Frank McCourt,
El profesor, Madrid, Maeva Ediciones, 2006, 293 pp.
(Publiqué esta reseña en «Artes y Letras», el suplemento que coordina Antón Castro en Heraldo de Aragón. No sé ni qué día ni qué año, pero la publiqué cuando era pequeño)
Como una moderna
Sherezade, en manos esta vez de despiadados
adolescentes, Frank McCourt
(Nueva York, 1939) aprovechó su dominio del arte de
contar y de persuadir para despertar con palabras el interés y la curiosidad de
sus alumnos. Esa fue su tabla de salvación: tener algo valioso que contar,
saber hacerlo y, sobre todo, reunir la valentía necesaria para asumir el riesgo
que supone este ejercicio de desnudez.
Quienes hemos
tenido el privilegio de que un buen profesor se cruzara en nuestro camino recordamos
que era alguien que nos ayudaba a encontrar sentido a la vida, que era capaz de
contárnosla para que nos apropiáramos de ella, por encima de las Matemáticas,
del Inglés o de la Geografía. Frecuentemente, lo más importante ocurre siempre al
margen del programa o en los límites, cuando los profesores hablan desde los
umbrales. Quizá sea en esa tierra de nadie donde cada profesor es único y puede
proyectar sus lecturas y su biografía. Por librarse de las lecciones de
gramática, los estudiantes de secundaria del país de la opulencia le pedían al
profesor McCourt que les hablara “de su desgraciada
infancia en Irlanda” y él les descubría –y nos descubre ahora a los lectores- al
niño de los callejones de Limerick que había nacido
en Nueva York, hijo de emigrantes irlandeses, y que se
trasladó a Irlanda antes de cumplir los cuatro años. Allí era “el americano” y
cuando con diecinueve años regresó a los Estados Unidos fue ya para siempre un
emigrante irlandés.
El día en que le
llegó la jubilación, uno de sus alumnos le gritó a modo de despedida: “Eh,
señor McCourt, debería usted escribir un libro”. “Lo
intentaré –le contestó-”. Así lo hizo y sorprendió al mundo con Las cenizas de Ángela, Premio Pulitzer, un libro del que se han vendido más de 20
millones de ejemplares. De este modo, pasó de ser un profesor desconocido a
entrevistarse con presidentes de los Estados Unidos, con el Papa, con alcaldes,
gobernadores y actores. Se convirtió en un conferenciante de éxito entre el
público más heterogéneo y sobre los temas más peregrinos: desde Irlanda a la
conjuntivitis pasando por la salud dental.
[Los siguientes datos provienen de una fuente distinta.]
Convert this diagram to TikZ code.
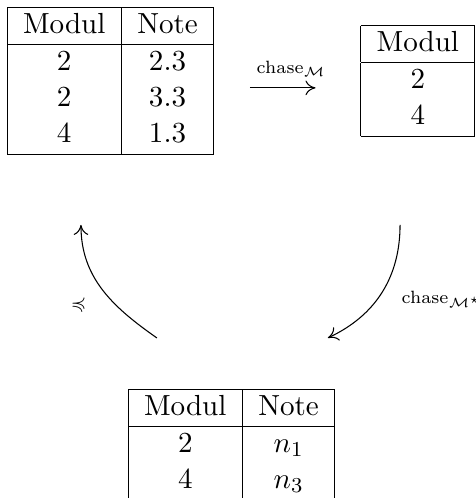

Tenía 66 años cuando publicó Las cenizas de Ángela, la historia que Alan
Parker llevó al cine en 1999. Entre Las cenizas de Ángela y El profesor, McCourt
publicó Lo es, la crónica de su
llegada a América. Las tres son novelas
autobiográficas contadas magistralmente.
En el inicio de
su ejercicio profesional, McCourt creía que enseñar
era transmitir a los alumnos lo que sabía, examinarlos y evaluarlos. Desde el
primer día se dio cuenta de que la enseñanza, la educación y la escuela sólo
podían interpretarse desde la complejidad. En ningún manual de Pedagogía le
explicaron qué hacer cuando un bocadillo lanzado por un estudiante aterrizara
junto a sus pies. Después de algunos años de docencia, llegó a una hermosa
conclusión: enseñar es conducir a los estudiantes hacia la libertad reduciendo
el miedo que genera crecer y aventurarse a descubrir mundo.
Los profesores y
quienes quieren serlo encontrarán en El
profesor interesantes reflexiones sobre el sentido de este humilde y
apasionante trabajo. No nos preparan para afrontar la incertidumbre y el riesgo
que supone enfrentarse a centenares de alumnos no siempre dispuestos a
aprender. Nos la jugamos en cada gesto, en cada pequeño comentario, en cada
minúscula decisión que tomamos, sabiendo que aquello que funciona hoy no
servirá mañana y que lo que necesita Sara no vale para Luis. Como acertadamente
descubrió Philip Jackson en
La vida en las aulas, en educación
todo es más parecido al vuelo de la mariposa -incierto, frágil e imprevisible-
que a la trayectoria de una bala.
El humor, el
distanciamiento del autor de sus propios problemas y los centenares de anécdotas
que se recogen en sus páginas hacen de la lectura de El profesor un continuo placer.